> **SET PROBLEM**: Search the listing for the string "this" and copy every line that contains it.

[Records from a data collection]
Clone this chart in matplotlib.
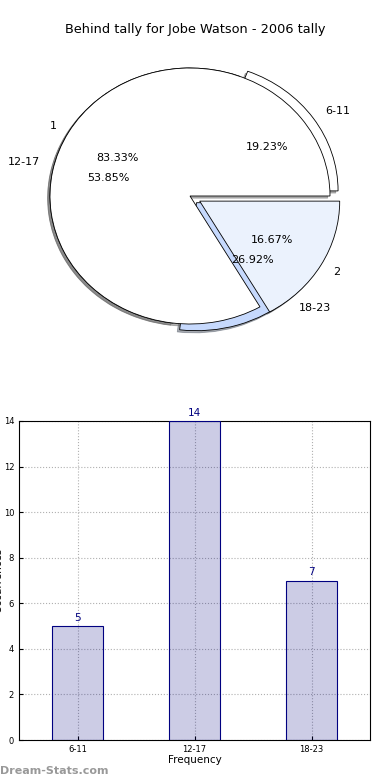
import numpy as np
from matplotlib import pyplot as plt

title = "Behind tally for Jobe Watson - 2006 tally"

# outer pie / bar data
ranges = ["6-11", "12-17", "18-23"]
counts = [5, 14, 7]
range_colors = ["white", "white", "#c6d9fd"]
range_explode = [0.07, 0, 0.07]

# inner pie
groups = ["1", "2"]
group_counts = [5, 1]
group_colors = ["white", "#ebf2fd"]
group_explode = [0, 0.08]

shadow = {"ox": -0.012, "oy": -0.012, "shade": 0.6}

fig = plt.figure(figsize=(3.9, 7.8), dpi=100)
fig.text(0.5, 1 - 30 / 780, title, ha="center", va="center", fontsize=9.3)

# pie axes, stretched to an ellipse like the original
ax = fig.add_axes([15 / 390, 424 / 780, 350 / 390, 320 / 780])
ax.pie(counts, labels=ranges, colors=range_colors, explode=range_explode,
       autopct="%.2f%%", shadow=shadow, textprops={"fontsize": 8},
       wedgeprops={"edgecolor": "black", "linewidth": 0.6})
ax.pie(group_counts, labels=groups, colors=group_colors, explode=group_explode,
       autopct="%.2f%%", shadow=shadow, textprops={"fontsize": 8},
       wedgeprops={"edgecolor": "black", "linewidth": 0.6})
ax.set_aspect("auto")
ax.set_xlim(-1.25, 1.25)
ax.set_ylim(-1.25, 1.25)

# bar axes
bx = fig.add_axes([19 / 390, 40 / 780, 351 / 390, 319 / 780])
pos = np.arange(len(ranges))
bx.bar(pos, counts, width=0.44, color="navy", alpha=0.2, zorder=2)
bx.bar(pos, counts, width=0.44, facecolor="none", edgecolor="navy", linewidth=0.8, zorder=3)
for p, c in zip(pos, counts):
    bx.text(p, c + 0.15, str(c), ha="center", va="bottom", color="navy", fontsize=7.5)
bx.set_xlim(-0.5, 2.5)
bx.set_ylim(0, 14)
bx.set_xticks(pos)
bx.set_xticklabels(ranges)
bx.set_yticks(np.arange(0, 15, 2))
bx.tick_params(labelsize=6, direction="in", length=3)
bx.grid(True, linestyle=":", color="#b0b0b0", linewidth=0.8, zorder=0)
bx.set_axisbelow(True)
bx.set_xlabel("Frequency", fontsize=7.5, labelpad=1)
bx.set_ylabel("Occurrences", fontsize=7.5)
bx.yaxis.set_label_coords(-0.044, 0.5)

fig.text(0.0, 1 - 771 / 780, "Dream-Stats.com", color="#999999", fontsize=8,
         fontweight="bold", ha="left", va="center")

fig.savefig("out.png", dpi=100)
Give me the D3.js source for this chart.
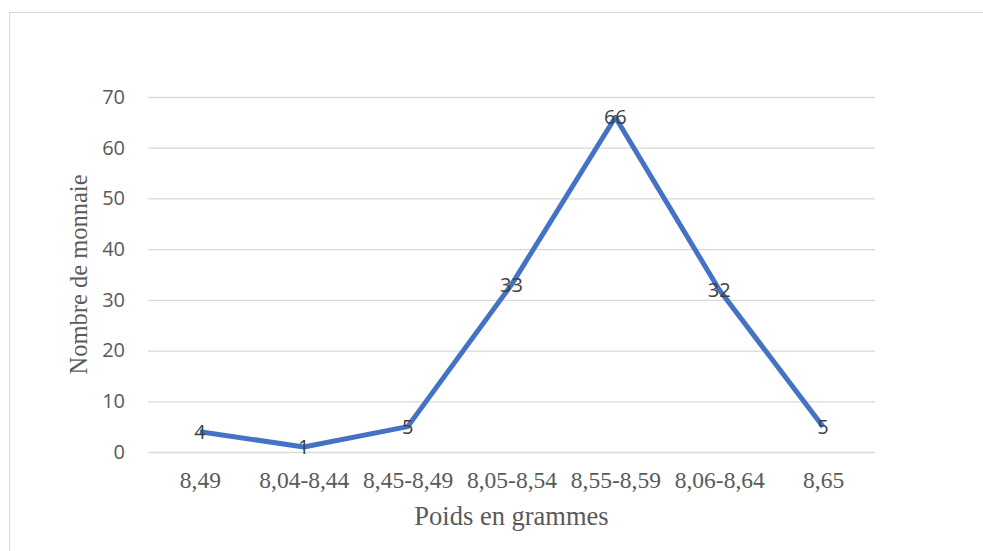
<!DOCTYPE html>
<html><head><meta charset="utf-8">
<script src="https://cdn.jsdelivr.net/npm/d3@7"></script>
<style>body{margin:0;background:#fff}svg{display:block}</style>
</head><body><svg id="c" width="983" height="551"></svg>
<script>
const categories = ["8,49","8,04-8,44","8,45-8,49","8,05-8,54","8,55-8,59","8,06-8,64","8,65"];
const values = [4,1,5,33,66,32,5];
const yTicks = [0,10,20,30,40,50,60,70];
const xTitle = "Poids en grammes";
const yTitle = "Nombre de monnaie";

const svg = d3.select("#c");
svg.append("rect").attr("x",9.5).attr("y",12.5).attr("width",985).attr("height",560)
  .attr("fill","#fff").attr("stroke","#d9d9d9").attr("stroke-width",1);

const pL=148, pR=875, pT=97, pB=452;
const x = d3.scalePoint().domain(categories).range([pL,pR]).padding(0.5);
const y = d3.scaleLinear().domain([0,70]).range([pB,pT]);

const gy = svg.append("g").attr("transform",`translate(${pL},0)`)
  .call(d3.axisLeft(y).tickValues(yTicks).tickSize(-(pR-pL)).tickPadding(23));
gy.select(".domain").remove();
gy.selectAll(".tick line").attr("stroke","#d9d9d9").attr("stroke-width",1.3);
gy.selectAll(".tick text").attr("fill","#595959").style("font-family","'Open Sans', 'Liberation Sans', sans-serif").style("font-size","20px");

const gx = svg.append("g").attr("transform",`translate(0,${pB})`)
  .call(d3.axisBottom(x).tickSize(0).tickPadding(19));
gx.select(".domain").remove();
gx.selectAll(".tick text").attr("fill","#595959").style("font-family","'Liberation Serif', serif").style("font-size","23.5px");

svg.append("path").datum(values)
  .attr("fill","none").attr("stroke","#4472C4").attr("stroke-width",5).attr("stroke-linejoin","round")
  .attr("d", d3.line().x((d,i)=>x(categories[i])).y(d=>y(d)));

svg.append("g").selectAll("text").data(values).join("text")
  .attr("x",(d,i)=>x(categories[i])).attr("y",d=>y(d)).attr("dy","0.36em")
  .attr("text-anchor","middle").attr("fill","#404040")
  .style("font-family","'Open Sans', 'Liberation Sans', sans-serif").style("font-size","20px")
  .text(d=>d);

svg.append("text").attr("x",(pL+pR)/2).attr("y",525).attr("text-anchor","middle")
  .attr("fill","#595959").style("font-family","'Liberation Serif', serif").style("font-size","26.5px").text(xTitle);
svg.append("text").attr("transform",`translate(87,${(pT+pB)/2}) rotate(-90)`).attr("text-anchor","middle")
  .attr("fill","#595959").style("font-family","'Liberation Serif', serif").style("font-size","24.5px").text(yTitle);
</script></body></html>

> **THE RESULT**:
Clone this chart in matplotlib.
Give me the D3.js source for this chart.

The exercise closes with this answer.